The selection of significant variables reveals risk factors of stroke. All variables except residence type were significant in the univariate regression; however, only well-known predisposing factors were selected as significant variables after multivariable logistic regression. The four significant variables in our model are consistent with previous studies on risk factors predisposing individuals to stroke. Hypertension is the single most important modifiable risk factor for both ischemic stroke and intracerebral hemorrhage [24,25,26]. Furthermore, the incidence of stroke increases with age [27], and increasing degrees of glucose intolerance lead to an increasing risk of thromboembolic stroke [28, 29]. The process of variable selection is used to find potential risk factors for specific diseases in medical datasets. However, we can estimate the limitations of our model based on the exclusion of smoking status, which is a well-known predisposing factor [30, 31]. The exclusion of smoking status may have two effects. First, stroke incidence shows a dose-dependent relationship with smoking with a more than twofold increase in heavy smokers compared with light smokers [32]. In addition, cessation of smoking decreases the risk of stroke in former smokers to the level of non-smokers after 5 years of abstinence [33]. Our dataset included smoking status (never smokers, former smokers, and current smokers), but the dose of smoking and the period of cessation of smoking were not included in the dataset. Second, the missing data corresponding to the smoking status in the dataset represented 30.6% (8,706/41,931) of included cases. The large percentage of missing data on smoking status may affect the exclusion of smoking status in our final model. Nonetheless, the selected variables in the scoring model are consistent with those reported in previous studies on risk factors of stroke [25, 28, 31]. Although the smoking status was excluded, the most well-known risk factors of stroke were included in our model. Therefore, the selection of variables in this study could be used as an example to identify new risk factors using various datasets and confirm risk factors in longitudinal studies.

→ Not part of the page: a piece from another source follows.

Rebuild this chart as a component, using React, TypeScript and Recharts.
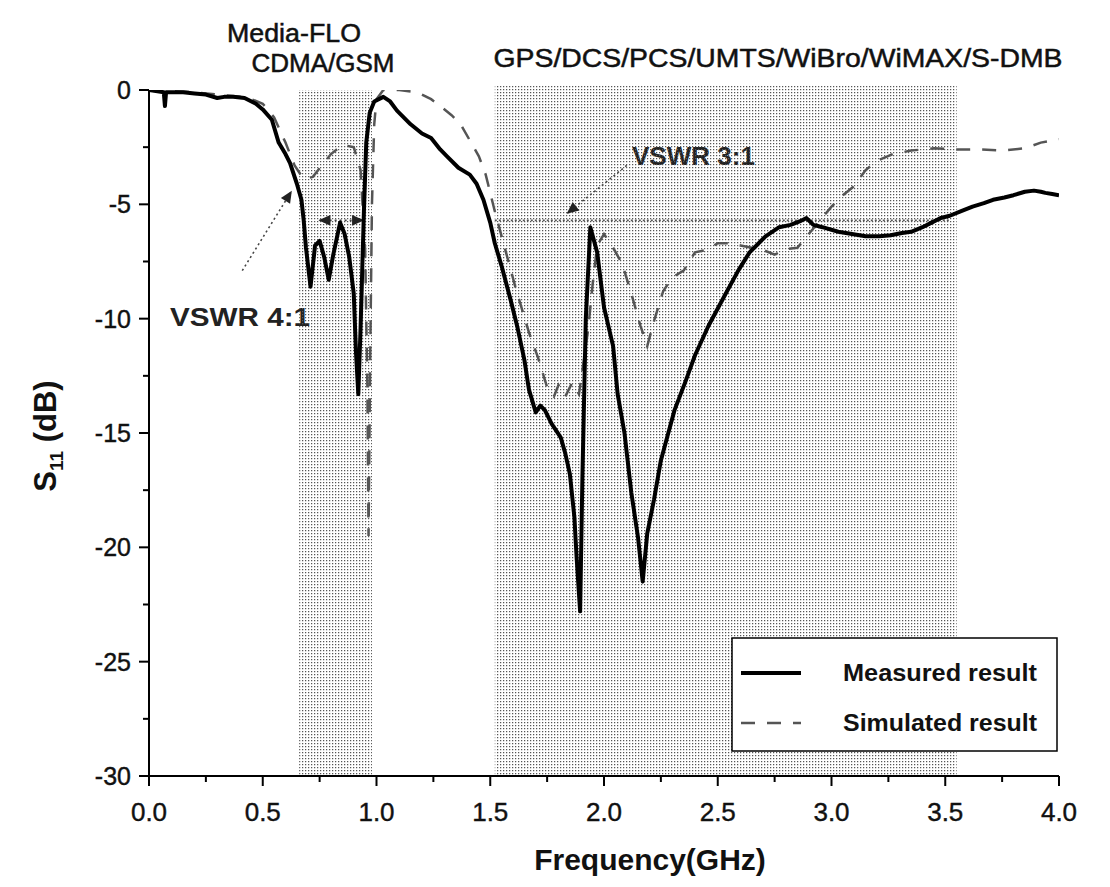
import React from 'react';
import {
  ComposedChart,
  Line,
  XAxis,
  YAxis,
  ReferenceArea,
  ReferenceLine,
  Legend,
} from 'recharts';

// Measured return loss (GHz, dB)
const measuredFreq = [
  0.0, 0.03, 0.065, 0.07, 0.075, 0.15, 0.2, 0.25, 0.3, 0.33, 0.37, 0.42, 0.47, 0.5,
  0.54, 0.57, 0.6, 0.62, 0.65, 0.67, 0.68, 0.69, 0.71, 0.73, 0.75, 0.77, 0.79, 0.81,
  0.84, 0.86, 0.88, 0.9, 0.91, 0.92, 0.93, 0.945, 0.955, 0.97, 0.99, 1.03, 1.06, 1.09,
  1.15, 1.2, 1.24, 1.28, 1.31, 1.36, 1.41, 1.44, 1.47, 1.5, 1.52, 1.55, 1.59, 1.62,
  1.65, 1.67, 1.7, 1.72, 1.74, 1.77, 1.79, 1.81, 1.83, 1.85, 1.87, 1.88, 1.895, 1.905,
  1.92, 1.94, 1.97, 2.0, 2.04, 2.06, 2.09, 2.12, 2.15, 2.17, 2.19, 2.22, 2.25, 2.28,
  2.31, 2.36, 2.4, 2.46, 2.53, 2.59, 2.64, 2.71, 2.77, 2.82, 2.86, 2.89, 2.92, 2.96,
  3.03, 3.09, 3.15, 3.21, 3.26, 3.31, 3.35, 3.4, 3.44, 3.48, 3.52, 3.57, 3.62, 3.67,
  3.71, 3.76, 3.8, 3.85, 3.89, 3.92, 3.94, 3.97, 4.0,
];
const measuredS11 = [
  0.0, -0.05, -0.1, -0.7, -0.1, -0.1, -0.15, -0.2, -0.35, -0.3, -0.3, -0.35, -0.6, -0.85,
  -1.3, -2.3, -2.8, -3.2, -4.1, -4.8, -5.7, -6.9, -8.6, -6.8, -6.6, -7.3, -8.3, -7.2,
  -5.8, -6.3, -7.3, -8.9, -11.5, -13.3, -10.4, -5.2, -2.3, -1.0, -0.5, -0.3, -0.5, -0.9,
  -1.5, -1.9, -2.1, -2.6, -2.9, -3.4, -3.7, -4.1, -4.8, -5.8, -6.7, -7.7, -9.2, -10.4,
  -11.8, -13.1, -14.1, -13.8, -14.0, -14.6, -14.9, -15.2, -15.9, -16.8, -18.7, -20.5, -22.8, -17.0,
  -10.0, -6.0, -7.1, -9.5, -11.2, -13.3, -15.0, -17.6, -19.6, -21.5, -19.4, -17.9, -16.2, -15.1,
  -14.0, -12.7, -11.6, -10.3, -9.0, -7.9, -7.1, -6.4, -6.0, -5.9, -5.75, -5.6, -5.9, -6.0,
  -6.2, -6.3, -6.4, -6.4, -6.35, -6.25, -6.2, -6.0, -5.8, -5.6, -5.5, -5.3, -5.1, -4.95,
  -4.8, -4.7, -4.6, -4.45, -4.4, -4.45, -4.5, -4.55, -4.6,
];

// Simulated return loss (GHz, dB)
const simulatedFreq = [
  0.0, 0.1, 0.2, 0.3, 0.4, 0.45, 0.5, 0.55, 0.6, 0.64, 0.68, 0.72, 0.76, 0.8,
  0.85, 0.9, 0.93, 0.95, 0.96, 0.965, 0.972, 0.98, 0.99, 1.0, 1.03, 1.1, 1.18, 1.24,
  1.28, 1.33, 1.37, 1.41, 1.45, 1.48, 1.5, 1.52, 1.55, 1.58, 1.61, 1.64, 1.67, 1.71,
  1.75, 1.78, 1.8, 1.83, 1.86, 1.89, 1.93, 1.95, 1.97, 2.0, 2.04, 2.08, 2.12, 2.16,
  2.19, 2.22, 2.26, 2.3, 2.35, 2.4, 2.45, 2.5, 2.55, 2.6, 2.65, 2.7, 2.75, 2.8,
  2.85, 2.9, 2.95, 3.0, 3.05, 3.1, 3.15, 3.2, 3.27, 3.35, 3.45, 3.55, 3.65, 3.75,
  3.85, 3.92, 4.0,
];
const simulatedS11 = [
  0.0, -0.05, -0.1, -0.2, -0.3, -0.4, -0.6, -1.2, -2.3, -3.3, -3.9, -3.8, -3.3, -2.8,
  -2.4, -2.5, -3.5, -7.0, -13.0, -19.5, -12.0, -5.0, -1.5, -0.4, 0.0, 0.0, -0.1, -0.4,
  -0.7, -1.1, -1.5, -2.2, -2.9, -3.7, -4.5, -5.3, -6.4, -7.5, -8.6, -9.6, -10.6, -11.7,
  -13.0, -13.4, -12.9, -13.4, -12.8, -13.3, -10.5, -8.5, -6.8, -6.3, -6.9, -7.6, -8.9, -10.3,
  -11.2, -10.1, -8.8, -8.2, -7.9, -7.1, -7.0, -6.7, -6.7, -6.8, -6.9, -7.0, -7.2, -6.95,
  -6.9, -6.3, -5.7, -5.1, -4.6, -4.2, -3.5, -3.1, -2.8, -2.65, -2.55, -2.6, -2.6, -2.65,
  -2.55, -2.3, -2.15,
];

// Axis ticks (major every 0.5 GHz / 5 dB, minor in between)
const xTicks = [0, 0.25, 0.5, 0.75, 1, 1.25, 1.5, 1.75, 2, 2.25, 2.5, 2.75, 3, 3.25, 3.5, 3.75, 4];
const yTicks = [0, -2.5, -5, -7.5, -10, -12.5, -15, -17.5, -20, -22.5, -25, -27.5, -30];

// Service bands and their captions
const lowBand = [0.66, 0.98];
const highBand = [1.52, 3.55];
const bandLabels = ['Media-FLO', 'CDMA/GSM', 'GPS/DCS/PCS/UMTS/WiBro/WiMAX/S-DMB'];

// VSWR reference levels (dB)
const vswr3Level = -5.7;
const vswr4Level = -4.45;

const measured = measuredFreq.map((f, i) => ({ f, s11: measuredS11[i] }));
const simulated = simulatedFreq.map((f, i) => ({ f, s11: simulatedS11[i] }));

const FONT = '"Liberation Sans", Arial, Helvetica, sans-serif';

const isMajorX = (v: number) => Math.abs(v * 2 - Math.round(v * 2)) < 1e-6;
const isMajorY = (v: number) => Math.abs(v / 5 - Math.round(v / 5)) < 1e-6;

const XTick = (props: any) => {
  const { x, y, payload } = props;
  const major = isMajorX(payload.value);
  return (
    <g>
      <line x1={x} x2={x} y1={y} y2={y + (major ? 10 : 6)} stroke="#000" strokeWidth={2} />
      {major && (
        <text
          x={x}
          y={y + 45}
          textAnchor="middle"
          fontSize={26}
          fill="#111"
          stroke="#111"
          strokeWidth={0.4}
          fontFamily={FONT}
        >
          {payload.value.toFixed(1)}
        </text>
      )}
    </g>
  );
};

const YTick = (props: any) => {
  const { x, y, payload } = props;
  const major = isMajorY(payload.value);
  return (
    <g>
      <line x1={x - (major ? 10 : 6)} x2={x} y1={y} y2={y} stroke="#000" strokeWidth={2} />
      {major && (
        <text
          x={x - 18}
          y={y + 9}
          textAnchor="end"
          fontSize={25}
          fill="#111"
          stroke="#111"
          strokeWidth={0.4}
          fontFamily={FONT}
        >
          {String(payload.value)}
        </text>
      )}
    </g>
  );
};

const leader = (props: any) => (
  <line
    x1={props.x1}
    y1={props.y1}
    x2={props.x2}
    y2={props.y2}
    stroke="#444"
    strokeWidth={1.6}
    strokeDasharray="2 3"
    markerEnd="url(#arrowHead)"
  />
);

const doubleArrow = (props: any) => (
  <line
    x1={props.x1}
    y1={props.y1}
    x2={props.x2}
    y2={props.y2}
    stroke="#444"
    strokeWidth={1.6}
    strokeDasharray="2 3"
    markerStart="url(#arrowHeadRev)"
    markerEnd="url(#arrowHead)"
  />
);

const renderLegend = (props: any) => {
  const { payload = [] } = props;
  return (
    <svg width={327} height={115} style={{ display: 'block', overflow: 'visible' }}>
      <rect x={1} y={1} width={325} height={113} fill="#fff" stroke="#000" strokeWidth={1.5} />
      {payload.map((entry: any, i: number) => {
        const cy = 36 + i * 50;
        const p = entry.payload || {};
        return (
          <g key={entry.value}>
            <line
              x1={10}
              x2={70}
              y1={cy}
              y2={cy}
              stroke={entry.color}
              strokeWidth={p.strokeWidth || 2}
              strokeDasharray={p.strokeDasharray}
            />
            <text
              x={112}
              y={cy + 8}
              fontSize={23}
              fontWeight="bold"
              fill="#111"
              fontFamily={FONT}
              textLength={194}
              lengthAdjust="spacingAndGlyphs"
            >
              {entry.value}
            </text>
          </g>
        );
      })}
    </svg>
  );
};

export default function App() {
  return (
    <div style={{ width: 1100, height: 879, fontFamily: FONT }}>
      <ComposedChart
        width={1100}
        height={879}
        margin={{ top: 82, right: 49, bottom: 51, left: 0 }}
        style={{ fontFamily: FONT }}
      >
        <defs>
          <pattern id="halftone" width={3} height={3} patternUnits="userSpaceOnUse">
            <rect x={0} y={0} width={1.25} height={1.25} fill="#555" />
          </pattern>
          <marker
            id="arrowHead"
            viewBox="0 0 10 10"
            refX={9}
            refY={5}
            markerWidth={14}
            markerHeight={12}
            markerUnits="userSpaceOnUse"
            orient="auto"
          >
            <path d="M0,0.5 L10,5 L0,9.5 z" fill="#222" />
          </marker>
          <marker
            id="arrowHeadRev"
            viewBox="0 0 10 10"
            refX={1}
            refY={5}
            markerWidth={14}
            markerHeight={12}
            markerUnits="userSpaceOnUse"
            orient="auto"
          >
            <path d="M10,0.5 L0,5 L10,9.5 z" fill="#222" />
          </marker>
        </defs>

        <XAxis
          type="number"
          dataKey="f"
          domain={[0, 4]}
          ticks={xTicks}
          interval={0}
          allowDataOverflow
          height={60}
          tickSize={0}
          tickMargin={0}
          tickLine={false}
          axisLine={{ stroke: '#000', strokeWidth: 2 }}
          tick={<XTick />}
        />
        <YAxis
          type="number"
          domain={[-30, 0]}
          ticks={yTicks}
          interval={0}
          allowDataOverflow
          width={141}
          tickSize={0}
          tickMargin={0}
          tickLine={false}
          axisLine={{ stroke: '#000', strokeWidth: 2 }}
          tick={<YTick />}
        />

        <ReferenceArea
          x1={lowBand[0]}
          x2={lowBand[1]}
          y1={-30}
          y2={0}
          fill="url(#halftone)"
          fillOpacity={1}
          stroke="none"
          ifOverflow="visible"
        />
        <ReferenceArea
          x1={highBand[0]}
          x2={highBand[1]}
          y1={-30}
          y2={0.2}
          fill="url(#halftone)"
          fillOpacity={1}
          stroke="none"
          ifOverflow="visible"
        />

        <ReferenceLine
          segment={[
            { x: highBand[0], y: vswr3Level },
            { x: 3.52, y: vswr3Level },
          ]}
          stroke="#555"
          strokeWidth={1.6}
          strokeDasharray="2 2"
          ifOverflow="visible"
        />
        <ReferenceLine
          segment={[
            { x: 2.1, y: -3.3 },
            { x: 1.84, y: -5.38 },
          ]}
          shape={leader}
          ifOverflow="visible"
        />
        <ReferenceLine
          segment={[
            { x: 0.41, y: -7.9 },
            { x: 0.625, y: vswr4Level },
          ]}
          shape={leader}
          ifOverflow="visible"
        />
        <ReferenceLine
          segment={[
            { x: 0.75, y: vswr3Level },
            { x: 0.94, y: vswr3Level },
          ]}
          shape={doubleArrow}
          ifOverflow="visible"
        />

        <Line
          data={simulated}
          dataKey="s11"
          name="Simulated result"
          type="linear"
          stroke="#555"
          strokeWidth={2.5}
          strokeDasharray="14 12"
          dot={false}
          activeDot={false}
          isAnimationActive={false}
        />
        <Line
          data={measured}
          dataKey="s11"
          name="Measured result"
          type="linear"
          stroke="#000"
          strokeWidth={4}
          strokeLinejoin="round"
          dot={false}
          activeDot={false}
          isAnimationActive={false}
        />

        <Legend
          layout="horizontal"
          verticalAlign="middle"
          align="center"
          content={renderLegend}
          itemSorter={(item: any) => (item.value === 'Measured result' ? 0 : 1)}
          wrapperStyle={{ left: 723, top: 629, width: 327, height: 115 }}
        />

        <text x={286} y={34} textAnchor="middle" fontSize={25} fill="#111" stroke="#111" strokeWidth={0.5} fontFamily={FONT} textLength={134} lengthAdjust="spacingAndGlyphs">
          {bandLabels[0]}
        </text>
        <text x={315} y={64} textAnchor="middle" fontSize={25} fill="#111" stroke="#111" strokeWidth={0.5} fontFamily={FONT} textLength={143} lengthAdjust="spacingAndGlyphs">
          {bandLabels[1]}
        </text>
        <text x={770} y={59} textAnchor="middle" fontSize={26} fill="#111" stroke="#111" strokeWidth={0.5} fontFamily={FONT} textLength={569} lengthAdjust="spacingAndGlyphs">
          {bandLabels[2]}
        </text>
        <text x={624} y={157} fontSize={25} fontWeight="bold" fill="#222" fontFamily={FONT} textLength={123} lengthAdjust="spacingAndGlyphs">
          VSWR 3:1
        </text>
        <text x={162} y={318} fontSize={25} fontWeight="bold" fill="#222" fontFamily={FONT} textLength={140} lengthAdjust="spacingAndGlyphs">
          VSWR 4:1
        </text>

        <text
          x={48}
          y={428}
          transform="rotate(-90 48 428)"
          textAnchor="middle"
          fontSize={31}
          fontWeight="bold"
          fill="#111"
          fontFamily={FONT}
        >
          S
          <tspan fontSize={19} dy={7}>11</tspan>
          <tspan dy={-7}> (dB)</tspan>
        </text>
        <text x={642} y={862} textAnchor="middle" fontSize={30} fontWeight="bold" fill="#111" fontFamily={FONT}>
          Frequency(GHz)
        </text>
      </ComposedChart>
    </div>
  );
}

This study had several limitations. First, the dataset contains limited information on stroke type and variables. Further information regarding diseases and variables could help improve the performance of the disease-scoring model. Second, the distribution of disease scores was not smooth. We could develop a smoother distribution of stroke scores if we had the numerical information of systolic and diastolic blood pressure in addition to a yes or no categorical variable for hypertension.

Conclusions

The disease-scoring model, based on the scorecard concept, is flexible and simple, making it suitable for individual use or adoption by government agencies responsible for public health. Although the current model is based on a limited number of variables extracted from publicly available datasets, it has the potential to expand into a model that can better reflect the risk factors for stroke by utilizing large-scale data collection at institutional and national levels. Even with the addition of more variables, the results will be presented in a scorecard format that can be easily evaluated by the public, making it highly applicable for individual use. If the stroke score is high due to factors such as high body weight or glucose levels, patients may be motivated to manage their health by adjusting their weight or managing their diet to reduce the risk factors of stroke. In conclusion, this scorecard model offers several advantages for identifying and managing risk factors, thereby promoting primary prevention of stroke.